Required task: Everything from the first line of the data below through the line that contains "(0,0) rectangle (1116,758);" should be written out exactly, please, and nothing more; the pictures stay out.

Supplied material:
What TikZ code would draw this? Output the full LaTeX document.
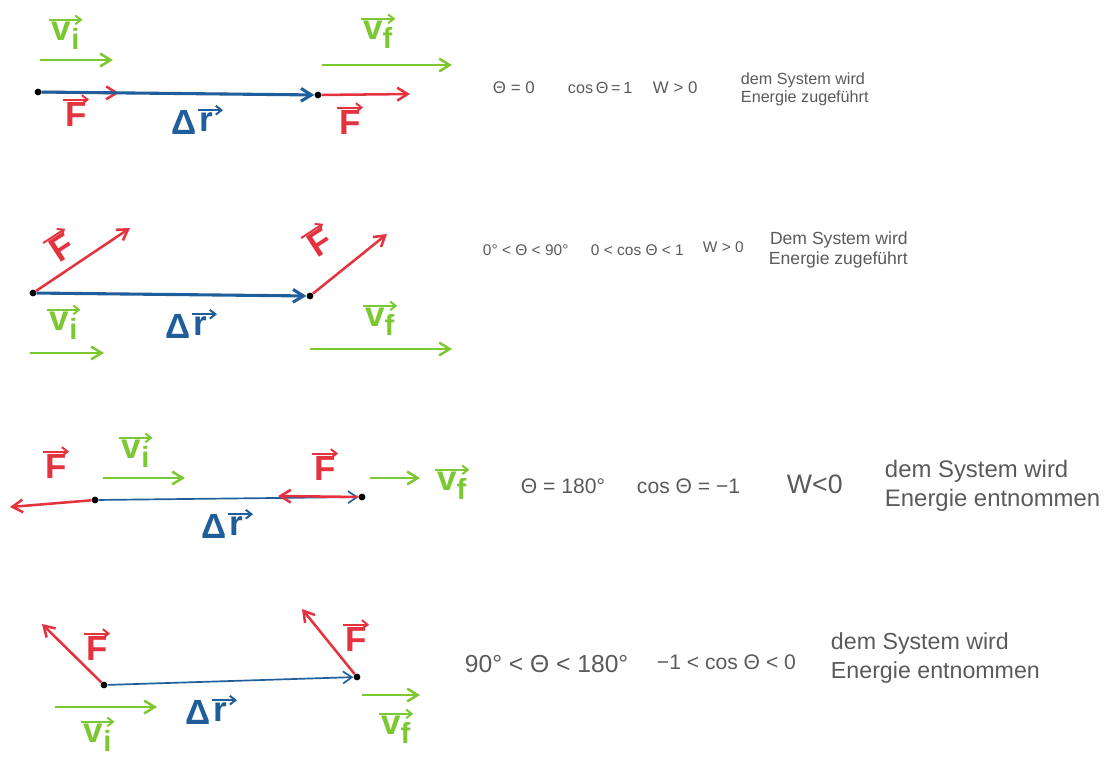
\documentclass[tikz,border=0pt]{standalone}
\usepackage{fontspec}
\setmainfont{Liberation Sans}
\usepackage{tikz}
\usetikzlibrary{arrows.meta, positioning}
\definecolor{vgreen}{HTML}{7CC832}
\definecolor{fred}{HTML}{E4323E}
\definecolor{rblue}{HTML}{1F5E9A}
\definecolor{inkgray}{HTML}{5A5A5A}

\begin{document}
\begin{tikzpicture}[x=0.025cm, y=-0.025cm,
  dot/.style={circle, fill=black, inner sep=0pt, minimum size=0.17cm},
  gvec/.style={-{Straight Barb[length=2.6mm, width=3.2mm]}, line width=1.8pt, color=vgreen},
  rvec/.style={-{Straight Barb[length=2.6mm, width=3.2mm]}, line width=1.8pt, color=fred},
  bvec/.style={-{Straight Barb[length=2.6mm, width=3.2mm]}, line width=2.2pt, color=rblue},
  bthin/.style={-{Straight Barb[length=2.2mm, width=3mm]}, line width=1.2pt, color=rblue},
  tagarr/.style={-{Straight Barb[length=1.4mm, width=2.2mm]}, line width=1.4pt},
  glab/.style={text=vgreen, font=\Huge\bfseries, inner sep=1.5pt},
  rlab/.style={text=fred, font=\Huge\bfseries, inner sep=1.5pt},
  blab/.style={text=rblue, font=\Huge\bfseries, inner sep=1.5pt},
  txt/.style={text=inkgray, anchor=west, align=left}
]
  \useasboundingbox (0,0) rectangle (1116,758);

  % row 1
  \node[dot] (a1) at (38,92) {};
  \node[dot] (b1) at (318,95) {};
  \coordinate (fa1) at (119,93);
  \coordinate (fb1) at (410,94);
  \coordinate (via1) at (40,60);
  \coordinate (vie1) at (113,60);
  \coordinate (vfa1) at (322,65);
  \coordinate (vfe1) at (452,65);
  \draw[rvec] (a1) -- (fa1);
  \draw[rvec] (b1) -- (fb1);
  \draw[bvec] (a1) -- (b1);
  \draw[gvec] (via1) -- (vie1);
  \draw[gvec] (vfa1) -- (vfe1);
  \node[glab] (vil1) at (66,36) {v\textsubscript{i}};
  \node[glab] (vfl1) at (378,35) {v\textsubscript{f}};
  \node[rlab] (fla1) at (76,114) {F};
  \node[rlab] (flb1) at (350,122) {F};
  \node[blab] (dl1) at (184,122) {Δ};
  \node[blab, right=-1pt of dl1] (dr1) {r};
  \draw[tagarr, vgreen] (vil1.north west) -- (vil1.north east);
  \draw[tagarr, vgreen] (vfl1.north west) -- (vfl1.north east);
  \draw[tagarr, fred] (fla1.north west) -- (fla1.north east);
  \draw[tagarr, fred] (flb1.north west) -- (flb1.north east);
  \draw[tagarr, rblue] (dr1.north west) -- ([xshift=5pt]dr1.north east);
  \node[txt, font=\fontsize{12}{14}\selectfont] (th1) at (488,88) {Θ = 0};
  \node[txt, font=\fontsize{11.5}{14}\selectfont] (cos1) at (563,88) {cos\,Θ\,=\,1};
  \node[txt, font=\fontsize{12}{14}\selectfont] (w1) at (648,88) {W > 0};
  \node[txt, font=\fontsize{11.5}{13}\selectfont] (e1) at (736,89) {dem System wird\\Energie zugeführt};

  % row 2
  \node[dot] (a2) at (33,293) {};
  \node[dot] (b2) at (310,296) {};
  \coordinate (fa2) at (130,228);
  \coordinate (fb2) at (387,234);
  \coordinate (via2) at (30,353);
  \coordinate (vie2) at (104,353);
  \coordinate (vfa2) at (310,349);
  \coordinate (vfe2) at (452,349);
  \draw[rvec] (a2) -- (fa2);
  \draw[rvec] (b2) -- (fb2);
  \draw[bvec] (a2) -- (b2);
  \draw[gvec] (via2) -- (vie2);
  \draw[gvec] (vfa2) -- (vfe2);
  \node[rlab, rotate=33] (fla2) at (62,248) {F};
  \node[rlab, rotate=33] (flb2) at (320,243) {F};
  \node[glab] (vil2) at (64,326) {v\textsubscript{i}};
  \node[glab] (vfl2) at (380,322) {v\textsubscript{f}};
  \node[blab] (dl2) at (178,326) {Δ};
  \node[blab, right=-1pt of dl2] (dr2) {r};
  \draw[tagarr, fred] (fla2.north west) -- (fla2.north east);
  \draw[tagarr, fred] (flb2.north west) -- (flb2.north east);
  \draw[tagarr, vgreen] (vil2.north west) -- (vil2.north east);
  \draw[tagarr, vgreen] (vfl2.north west) -- (vfl2.north east);
  \draw[tagarr, rblue] (dr2.north west) -- ([xshift=5pt]dr2.north east);
  \node[txt, font=\fontsize{11}{13}\selectfont] (th2) at (478,250) {0° < Θ < 90°};
  \node[txt, font=\fontsize{11}{13}\selectfont] (cos2) at (586,250) {0 < cos Θ < 1};
  \node[txt, font=\fontsize{11}{13}\selectfont] (w2) at (698,247) {W > 0};
  \node[txt, align=right, font=\fontsize{12.5}{14}\selectfont] (e2) at (764,250) {Dem System wird\\Energie zugeführt};

  % row 3
  \node[dot] (a3) at (95,500) {};
  \node[dot] (b3) at (362,497) {};
  \coordinate (fa3) at (10,507);
  \coordinate (fb3) at (278,496);
  \coordinate (via3) at (103,478);
  \coordinate (vie3) at (185,478);
  \coordinate (vfa3) at (370,478);
  \coordinate (vfe3) at (420,478);
  \draw[bthin] (a3) -- (b3);
  \draw[rvec] (a3) -- (fa3);
  \draw[rvec] (b3) -- (fb3);
  \draw[gvec] (via3) -- (vie3);
  \draw[gvec] (vfa3) -- (vfe3);
  \node[rlab] (fla3) at (56,466) {F};
  \node[rlab] (flb3) at (325,468) {F};
  \node[glab] (vil3) at (136,454) {v\textsubscript{i}};
  \node[glab] (vfl3) at (452,486) {v\textsubscript{f}};
  \node[blab] (dl3) at (214,526) {Δ};
  \node[blab, right=-1pt of dl3] (dr3) {r};
  \draw[tagarr, fred] (fla3.north west) -- (fla3.north east);
  \draw[tagarr, fred] (flb3.north west) -- (flb3.north east);
  \draw[tagarr, vgreen] (vil3.north west) -- (vil3.north east);
  \draw[tagarr, vgreen] (vfl3.north west) -- (vfl3.north east);
  \draw[tagarr, rblue] (dr3.north west) -- ([xshift=5pt]dr3.north east);
  \node[txt, font=\fontsize{15}{18}\selectfont] (th3) at (516,486) {Θ = 180°};
  \node[txt, font=\fontsize{15}{18}\selectfont] (cos3) at (632,486) {cos Θ = −1};
  \node[txt, font=\fontsize{19}{22}\selectfont] (w3) at (782,484) {W<0};
  \node[txt, font=\fontsize{17}{21}\selectfont] (e3) at (880,486) {dem System wird\\Energie entnommen};

  % row 4
  \node[dot] (a4) at (104,685) {};
  \node[dot] (b4) at (357,677) {};
  \coordinate (fa4) at (42,624);
  \coordinate (fb4) at (302,609);
  \coordinate (via4) at (55,707);
  \coordinate (vie4) at (157,707);
  \coordinate (vfa4) at (362,695);
  \coordinate (vfe4) at (420,695);
  \draw[bthin] (a4) -- (b4);
  \draw[rvec] (a4) -- (fa4);
  \draw[rvec] (b4) -- (fb4);
  \draw[gvec] (via4) -- (vie4);
  \draw[gvec] (vfa4) -- (vfe4);
  \node[rlab] (fla4) at (97,648) {F};
  \node[rlab] (flb4) at (356,639) {F};
  \node[glab] (vil4) at (98,738) {v\textsubscript{i}};
  \node[glab] (vfl4) at (396,730) {v\textsubscript{f}};
  \node[blab] (dl4) at (198,712) {Δ};
  \node[blab, right=-1pt of dl4] (dr4) {r};
  \draw[tagarr, fred] (fla4.north west) -- (fla4.north east);
  \draw[tagarr, fred] (flb4.north west) -- (flb4.north east);
  \draw[tagarr, vgreen] (vil4.north west) -- (vil4.north east);
  \draw[tagarr, vgreen] (vfl4.north west) -- (vfl4.north east);
  \draw[tagarr, rblue] (dr4.north west) -- ([xshift=5pt]dr4.north east);
  \node[txt, font=\fontsize{17.5}{21}\selectfont] (th4) at (460,664) {90° < Θ < 180°};
  \node[txt, font=\fontsize{15}{18}\selectfont] (cos4) at (652,662) {−1 < cos Θ < 0};
  \node[txt, font=\fontsize{16.5}{20}\selectfont] (e4) at (826,658) {dem System wird\\Energie entnommen};
\end{tikzpicture}
\end{document}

Answer to the task:
What TikZ code would draw this? Output the full LaTeX document.
\documentclass[tikz,border=0pt]{standalone}
\usepackage{fontspec}
\setmainfont{Liberation Sans}
\usepackage{tikz}
\usetikzlibrary{arrows.meta, positioning}
\definecolor{vgreen}{HTML}{7CC832}
\definecolor{fred}{HTML}{E4323E}
\definecolor{rblue}{HTML}{1F5E9A}
\definecolor{inkgray}{HTML}{5A5A5A}

\begin{document}
\begin{tikzpicture}[x=0.025cm, y=-0.025cm,
  dot/.style={circle, fill=black, inner sep=0pt, minimum size=0.17cm},
  gvec/.style={-{Straight Barb[length=2.6mm, width=3.2mm]}, line width=1.8pt, color=vgreen},
  rvec/.style={-{Straight Barb[length=2.6mm, width=3.2mm]}, line width=1.8pt, color=fred},
  bvec/.style={-{Straight Barb[length=2.6mm, width=3.2mm]}, line width=2.2pt, color=rblue},
  bthin/.style={-{Straight Barb[length=2.2mm, width=3mm]}, line width=1.2pt, color=rblue},
  tagarr/.style={-{Straight Barb[length=1.4mm, width=2.2mm]}, line width=1.4pt},
  glab/.style={text=vgreen, font=\Huge\bfseries, inner sep=1.5pt},
  rlab/.style={text=fred, font=\Huge\bfseries, inner sep=1.5pt},
  blab/.style={text=rblue, font=\Huge\bfseries, inner sep=1.5pt},
  txt/.style={text=inkgray, anchor=west, align=left}
]
  \useasboundingbox (0,0) rectangle (1116,758);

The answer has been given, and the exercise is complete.